Free enterprise is not so free, and the prison population is immense. On these indisputable facts University of Chicago Prof. Bernard E. Harcourt builds a disputable theory. Says he: The very idea that markets ought to be unregulated—that they can even be free—is in no small way responsible for America's teeming jails.
You rub your eyes. Chicago was the academic home away from home of Friedrich Hayek, the individualist philosopher and economist who sang the praises of the perfectly free market that Mr. Harcourt says not only doesn't exist—no argument there—but couldn't, hasn't and shouldn't.
Untrammeled, free-range capitalism is a myth, the author contends. Just as the 18th-century Parisian grain market was regulated to within an inch of its life, so is the 21st-century Chicago Board of Trade. The first chapter of "The Illusion of Free Markets" is filled to overflowing with the comparative details of the two regulatory arrangements—you never imagined that there was so much to say about Commissioner Emmanuel Nicolas Parisot, the investigator and examiner for the Saint-Antoine district of Paris in 1739, and his confrères. "In all markets," the author concludes, "the state is present. Naturally, it is present when it fixes the price of a commodity such as wheat or bread. But it is also present when it subsidizes the cultivation or production of wheat, when it grants a charter to the Chicago Board of Trade, when it permits an instrument like a futures contract, when it protects the property interests of wheat wholesalers." So there is no free enterprise, Mr. Harcourt insists, only the fable.

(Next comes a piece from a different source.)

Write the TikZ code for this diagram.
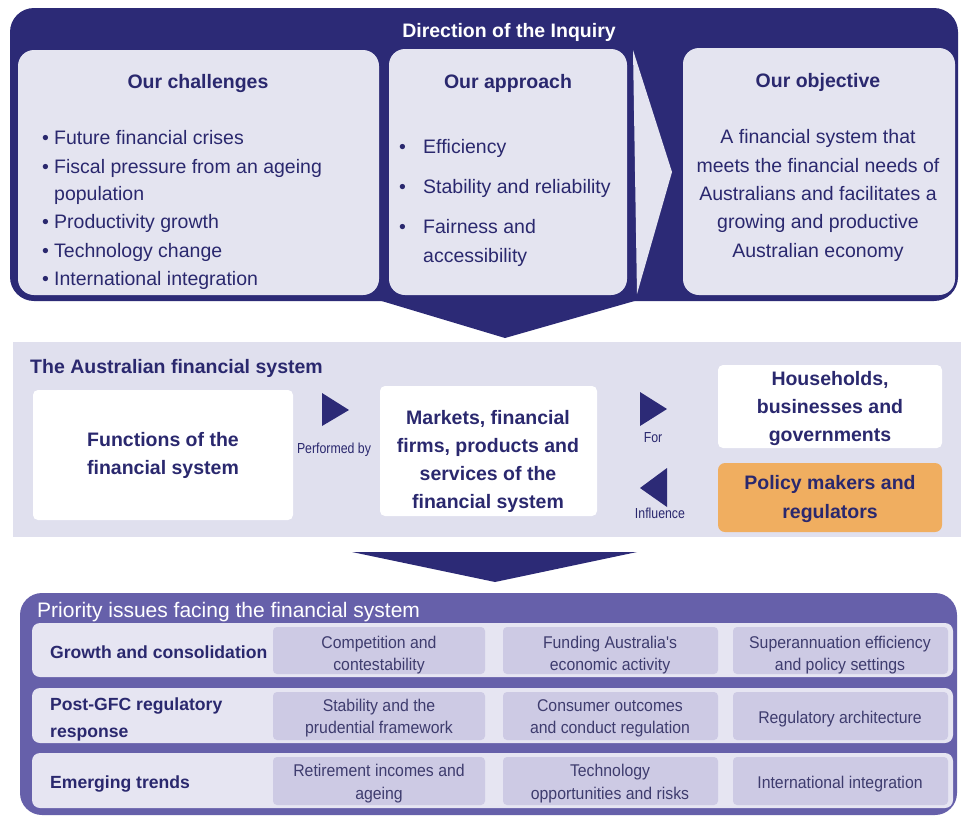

These days more than a few capitalists would partly, ruefully agree. Pick up this newspaper on any given day and see for yourself. Thus on Dec. 16 shares in Visa and Mastercard plunged in response to the possible imposition of a new, consumer-friendly structure of debit-card fees. And who was going to do the imposing? Not the credit-card companies themselves but the Federal Reserve, which regulates them. Between the new financial reform legislation, Dodd-Frank, and its predecessor, Sarbanes-Oxley, the average American CEO must be starting to feel as if he or she were working for the government instead of the stockholders.